##### Recorded data

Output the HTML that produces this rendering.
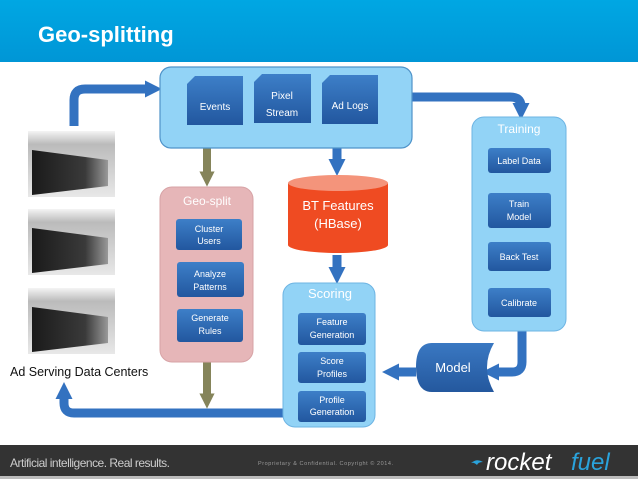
<!DOCTYPE html>
<html><head><meta charset="utf-8"><style>
body{margin:0;width:638px;height:479px;overflow:hidden;background:#fff;font-family:"Liberation Sans",sans-serif}
</style></head><body>
<svg width="638" height="479" viewBox="0 0 638 479" xmlns="http://www.w3.org/2000/svg" font-family="Liberation Sans, sans-serif">
<defs>
<linearGradient id="hd" x1="0" y1="0" x2="0" y2="1"><stop offset="0" stop-color="#00a7e3"/><stop offset="1" stop-color="#0096d6"/></linearGradient>
<linearGradient id="btn" x1="0" y1="0" x2="0" y2="1"><stop offset="0" stop-color="#3d7fc8"/><stop offset="1" stop-color="#22579f"/></linearGradient>
<linearGradient id="bg" x1="0" y1="0" x2="0" y2="1"><stop offset="0" stop-color="#f4f4f4"/><stop offset="0.2" stop-color="#bbb"/><stop offset="1" stop-color="#e8e8e8"/></linearGradient>
<linearGradient id="srv" x1="0" y1="0" x2="1" y2="0"><stop offset="0" stop-color="#1a1a1a"/><stop offset="0.7" stop-color="#3a3a3a"/><stop offset="1" stop-color="#999"/></linearGradient>
<linearGradient id="mdl" x1="0" y1="0" x2="0" y2="1"><stop offset="0" stop-color="#3a78c2"/><stop offset="1" stop-color="#24589e"/></linearGradient>
<marker id="ab" viewBox="0 0 10 10" refX="3" refY="5" markerWidth="1.9" markerHeight="1.9" orient="auto"><path d="M0,0L10,5L0,10z" fill="#3372c0"/></marker>
<marker id="ao" viewBox="0 0 10 10" refX="3" refY="5" markerWidth="1.9" markerHeight="1.9" orient="auto"><path d="M0,0L10,5L0,10z" fill="#85845a"/></marker>
</defs>
<rect x="0" y="0" width="638" height="62" fill="url(#hd)"/>
<text x="38" y="42" font-size="22" font-weight="bold" fill="#fff">Geo-splitting</text>

<!-- servers -->
<g>
<rect x="28" y="131" width="87" height="66" fill="url(#bg)"/><path d="M32 150 L108 160 V186 L32 195z" fill="url(#srv)"/>
<rect x="28" y="209" width="87" height="66" fill="url(#bg)"/><path d="M32 228 L108 238 V264 L32 273z" fill="url(#srv)"/>
<rect x="28" y="288" width="87" height="66" fill="url(#bg)"/><path d="M32 307 L108 317 V343 L32 352z" fill="url(#srv)"/>
</g>
<text x="10" y="376" font-size="12.5" fill="#111">Ad Serving Data Centers</text>

<!-- arrows -->
<g fill="none" stroke="#3372c0" stroke-width="9">
<path d="M74 126 V100 Q74 89 85 89 H150" marker-end="url(#ab)"/>
<path d="M412 97 H510 Q521 97 521 106 V108" marker-end="url(#ab)"/>
<path d="M337 148 V164" marker-end="url(#ab)"/>
<path d="M337 255 V272" marker-end="url(#ab)"/>
<path d="M522 331 V362 Q522 372 512 372 H494" marker-end="url(#ab)"/>
<path d="M416 372 H394" marker-end="url(#ab)"/>
<path d="M284 413 H74 Q64 413 64 403 V394" marker-end="url(#ab)"/>
</g>
<g fill="none" stroke="#85845a" stroke-width="8">
<path d="M207 148 V176" marker-end="url(#ao)"/>
<path d="M207 362 V398" marker-end="url(#ao)"/>
</g>

<!-- top box -->
<rect x="160" y="67" width="252" height="81" rx="11" fill="#92d3f6" stroke="#4f93c9" stroke-width="1.2"/>
<g fill="url(#btn)">
<path d="M195 76H243V125H187V84z"/><path d="M262 74H311V123H254V82z"/><path d="M330 75H378V124H322V83z"/>
</g>
<g fill="#fff" font-size="10" text-anchor="middle">
<text x="215" y="110">Events</text>
<text x="282" y="99">Pixel</text><text x="282" y="116">Stream</text>
<text x="350" y="109">Ad Logs</text>
</g>

<!-- geo-split -->
<rect x="160" y="187" width="93" height="175" rx="12" fill="#e6b6b8" stroke="#d7a3a6"/>
<text x="207" y="205" font-size="12" fill="#fff" text-anchor="middle">Geo-split</text>
<g fill="url(#btn)">
<rect x="176" y="219" width="66" height="31" rx="3"/><rect x="177" y="262" width="67" height="35" rx="3"/><rect x="177" y="309" width="66" height="33" rx="3"/>
</g>
<g fill="#fff" font-size="9" text-anchor="middle">
<text x="209" y="232">Cluster</text><text x="209" y="244">Users</text>
<text x="210" y="277">Analyze</text><text x="210" y="290">Patterns</text>
<text x="210" y="321">Generate</text><text x="210" y="334">Rules</text>
</g>

<!-- BT features cylinder -->
<path d="M288 183 V245 A50 8 0 0 0 388 245 V183z" fill="#ef4b22"/>
<ellipse cx="338" cy="183" rx="50" ry="8" fill="#f4947b"/>
<g fill="#fff" font-size="13" text-anchor="middle">
<text x="338" y="210">BT Features</text><text x="338" y="228">(HBase)</text>
</g>

<!-- scoring -->
<rect x="283" y="283" width="92" height="144" rx="12" fill="#92d3f6" stroke="#6db4e3"/>
<text x="330" y="298" font-size="13" fill="#fff" text-anchor="middle">Scoring</text>
<g fill="url(#btn)">
<rect x="298" y="313" width="68" height="32" rx="3"/><rect x="298" y="352" width="68" height="31" rx="3"/><rect x="298" y="391" width="68" height="31" rx="3"/>
</g>
<g fill="#fff" font-size="9" text-anchor="middle">
<text x="332" y="325">Feature</text><text x="332" y="338">Generation</text>
<text x="332" y="364">Score</text><text x="332" y="377">Profiles</text>
<text x="332" y="403">Profile</text><text x="332" y="415">Generation</text>
</g>

<!-- training -->
<rect x="472" y="117" width="94" height="214" rx="12" fill="#92d3f6" stroke="#6db4e3"/>
<text x="519" y="133" font-size="12" fill="#fff" text-anchor="middle">Training</text>
<g fill="url(#btn)">
<rect x="488" y="148" width="63" height="25" rx="3"/><rect x="488" y="193" width="63" height="35" rx="3"/><rect x="488" y="242" width="63" height="29" rx="3"/><rect x="488" y="288" width="63" height="29" rx="3"/>
</g>
<g fill="#fff" font-size="9" text-anchor="middle">
<text x="519" y="164">Label Data</text>
<text x="519" y="207">Train</text><text x="519" y="220">Model</text>
<text x="519" y="260">Back Test</text>
<text x="519" y="306">Calibrate</text>
</g>

<!-- model -->
<path d="M432 343 H494 Q480 367 494 392 H432 Q416 392 416 367 Q416 343 432 343z" fill="url(#mdl)"/>
<text x="453" y="372" font-size="13" fill="#fff" text-anchor="middle">Model</text>

<!-- footer -->
<rect x="0" y="445" width="638" height="31" fill="#333"/>
<rect x="0" y="476" width="638" height="3" fill="#bbb"/>
<text x="10" y="467" font-size="12" fill="#ccc" textLength="160">Artificial intelligence. Real results.</text>
<text x="258" y="465" font-size="5.5" fill="#999" textLength="135">Proprietary &amp; Confidential. Copyright © 2014.</text>
<path d="M471 463 q6 -5 12 -1 q-5 0 -6 3 q-3 -3 -6 -2z" fill="#2aa3dc"/>
<text x="486" y="470" font-size="24" fill="#fff" font-style="italic">rocket</text>
<text x="571" y="470" font-size="24" fill="#2aa3dc" font-style="italic">fuel</text>
</svg>
</body></html>
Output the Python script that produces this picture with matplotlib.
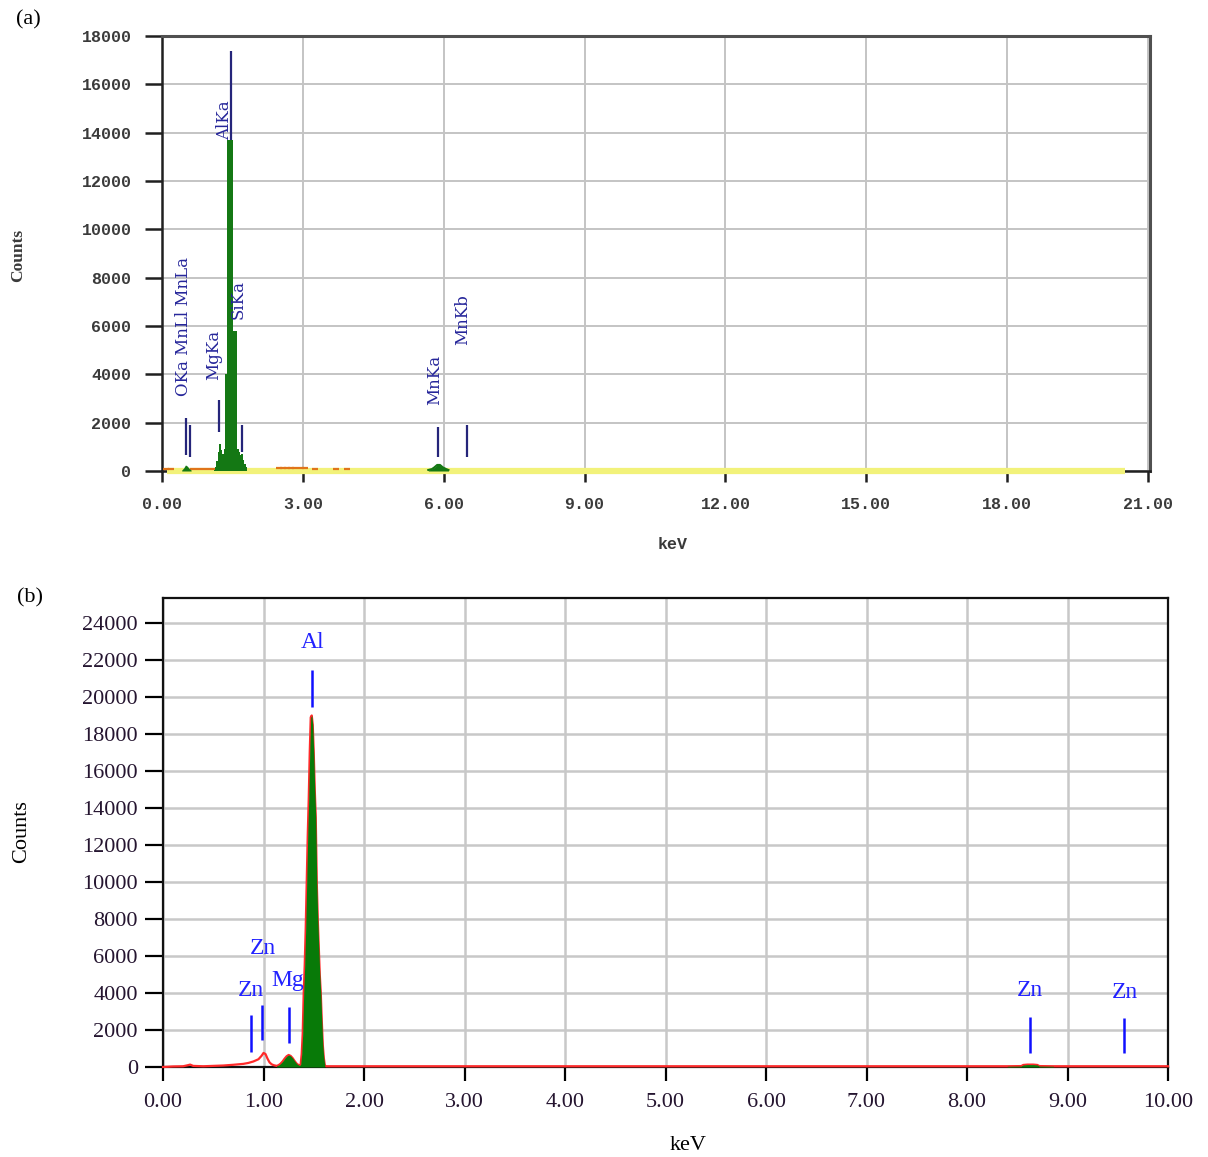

##########

Pictures stay out; repeat all the rest of the records exactly.

Output:
Output the HTML that produces this rendering.
<!DOCTYPE html>
<html><head><meta charset="utf-8"><style>
body{margin:0;width:638px;height:479px;overflow:hidden;background:#fff;font-family:"Liberation Sans",sans-serif}
</style></head><body>
<svg width="638" height="479" viewBox="0 0 638 479" xmlns="http://www.w3.org/2000/svg" font-family="Liberation Sans, sans-serif">
<defs>
<linearGradient id="hd" x1="0" y1="0" x2="0" y2="1"><stop offset="0" stop-color="#00a7e3"/><stop offset="1" stop-color="#0096d6"/></linearGradient>
<linearGradient id="btn" x1="0" y1="0" x2="0" y2="1"><stop offset="0" stop-color="#3d7fc8"/><stop offset="1" stop-color="#22579f"/></linearGradient>
<linearGradient id="bg" x1="0" y1="0" x2="0" y2="1"><stop offset="0" stop-color="#f4f4f4"/><stop offset="0.2" stop-color="#bbb"/><stop offset="1" stop-color="#e8e8e8"/></linearGradient>
<linearGradient id="srv" x1="0" y1="0" x2="1" y2="0"><stop offset="0" stop-color="#1a1a1a"/><stop offset="0.7" stop-color="#3a3a3a"/><stop offset="1" stop-color="#999"/></linearGradient>
<linearGradient id="mdl" x1="0" y1="0" x2="0" y2="1"><stop offset="0" stop-color="#3a78c2"/><stop offset="1" stop-color="#24589e"/></linearGradient>
<marker id="ab" viewBox="0 0 10 10" refX="3" refY="5" markerWidth="1.9" markerHeight="1.9" orient="auto"><path d="M0,0L10,5L0,10z" fill="#3372c0"/></marker>
<marker id="ao" viewBox="0 0 10 10" refX="3" refY="5" markerWidth="1.9" markerHeight="1.9" orient="auto"><path d="M0,0L10,5L0,10z" fill="#85845a"/></marker>
</defs>
<rect x="0" y="0" width="638" height="62" fill="url(#hd)"/>
<text x="38" y="42" font-size="22" font-weight="bold" fill="#fff">Geo-splitting</text>

<!-- servers -->
<g>
<rect x="28" y="131" width="87" height="66" fill="url(#bg)"/><path d="M32 150 L108 160 V186 L32 195z" fill="url(#srv)"/>
<rect x="28" y="209" width="87" height="66" fill="url(#bg)"/><path d="M32 228 L108 238 V264 L32 273z" fill="url(#srv)"/>
<rect x="28" y="288" width="87" height="66" fill="url(#bg)"/><path d="M32 307 L108 317 V343 L32 352z" fill="url(#srv)"/>
</g>
<text x="10" y="376" font-size="12.5" fill="#111">Ad Serving Data Centers</text>

<!-- arrows -->
<g fill="none" stroke="#3372c0" stroke-width="9">
<path d="M74 126 V100 Q74 89 85 89 H150" marker-end="url(#ab)"/>
<path d="M412 97 H510 Q521 97 521 106 V108" marker-end="url(#ab)"/>
<path d="M337 148 V164" marker-end="url(#ab)"/>
<path d="M337 255 V272" marker-end="url(#ab)"/>
<path d="M522 331 V362 Q522 372 512 372 H494" marker-end="url(#ab)"/>
<path d="M416 372 H394" marker-end="url(#ab)"/>
<path d="M284 413 H74 Q64 413 64 403 V394" marker-end="url(#ab)"/>
</g>
<g fill="none" stroke="#85845a" stroke-width="8">
<path d="M207 148 V176" marker-end="url(#ao)"/>
<path d="M207 362 V398" marker-end="url(#ao)"/>
</g>

<!-- top box -->
<rect x="160" y="67" width="252" height="81" rx="11" fill="#92d3f6" stroke="#4f93c9" stroke-width="1.2"/>
<g fill="url(#btn)">
<path d="M195 76H243V125H187V84z"/><path d="M262 74H311V123H254V82z"/><path d="M330 75H378V124H322V83z"/>
</g>
<g fill="#fff" font-size="10" text-anchor="middle">
<text x="215" y="110">Events</text>
<text x="282" y="99">Pixel</text><text x="282" y="116">Stream</text>
<text x="350" y="109">Ad Logs</text>
</g>

<!-- geo-split -->
<rect x="160" y="187" width="93" height="175" rx="12" fill="#e6b6b8" stroke="#d7a3a6"/>
<text x="207" y="205" font-size="12" fill="#fff" text-anchor="middle">Geo-split</text>
<g fill="url(#btn)">
<rect x="176" y="219" width="66" height="31" rx="3"/><rect x="177" y="262" width="67" height="35" rx="3"/><rect x="177" y="309" width="66" height="33" rx="3"/>
</g>
<g fill="#fff" font-size="9" text-anchor="middle">
<text x="209" y="232">Cluster</text><text x="209" y="244">Users</text>
<text x="210" y="277">Analyze</text><text x="210" y="290">Patterns</text>
<text x="210" y="321">Generate</text><text x="210" y="334">Rules</text>
</g>

<!-- BT features cylinder -->
<path d="M288 183 V245 A50 8 0 0 0 388 245 V183z" fill="#ef4b22"/>
<ellipse cx="338" cy="183" rx="50" ry="8" fill="#f4947b"/>
<g fill="#fff" font-size="13" text-anchor="middle">
<text x="338" y="210">BT Features</text><text x="338" y="228">(HBase)</text>
</g>

<!-- scoring -->
<rect x="283" y="283" width="92" height="144" rx="12" fill="#92d3f6" stroke="#6db4e3"/>
<text x="330" y="298" font-size="13" fill="#fff" text-anchor="middle">Scoring</text>
<g fill="url(#btn)">
<rect x="298" y="313" width="68" height="32" rx="3"/><rect x="298" y="352" width="68" height="31" rx="3"/><rect x="298" y="391" width="68" height="31" rx="3"/>
</g>
<g fill="#fff" font-size="9" text-anchor="middle">
<text x="332" y="325">Feature</text><text x="332" y="338">Generation</text>
<text x="332" y="364">Score</text><text x="332" y="377">Profiles</text>
<text x="332" y="403">Profile</text><text x="332" y="415">Generation</text>
</g>

<!-- training -->
<rect x="472" y="117" width="94" height="214" rx="12" fill="#92d3f6" stroke="#6db4e3"/>
<text x="519" y="133" font-size="12" fill="#fff" text-anchor="middle">Training</text>
<g fill="url(#btn)">
<rect x="488" y="148" width="63" height="25" rx="3"/><rect x="488" y="193" width="63" height="35" rx="3"/><rect x="488" y="242" width="63" height="29" rx="3"/><rect x="488" y="288" width="63" height="29" rx="3"/>
</g>
<g fill="#fff" font-size="9" text-anchor="middle">
<text x="519" y="164">Label Data</text>
<text x="519" y="207">Train</text><text x="519" y="220">Model</text>
<text x="519" y="260">Back Test</text>
<text x="519" y="306">Calibrate</text>
</g>

<!-- model -->
<path d="M432 343 H494 Q480 367 494 392 H432 Q416 392 416 367 Q416 343 432 343z" fill="url(#mdl)"/>
<text x="453" y="372" font-size="13" fill="#fff" text-anchor="middle">Model</text>

<!-- footer -->
<rect x="0" y="445" width="638" height="31" fill="#333"/>
<rect x="0" y="476" width="638" height="3" fill="#bbb"/>
<text x="10" y="467" font-size="12" fill="#ccc" textLength="160">Artificial intelligence. Real results.</text>
<text x="258" y="465" font-size="5.5" fill="#999" textLength="135">Proprietary &amp; Confidential. Copyright © 2014.</text>
<path d="M471 463 q6 -5 12 -1 q-5 0 -6 3 q-3 -3 -6 -2z" fill="#2aa3dc"/>
<text x="486" y="470" font-size="24" fill="#fff" font-style="italic">rocket</text>
<text x="571" y="470" font-size="24" fill="#2aa3dc" font-style="italic">fuel</text>
</svg>
</body></html>
Output the Python script that produces this picture with matplotlib.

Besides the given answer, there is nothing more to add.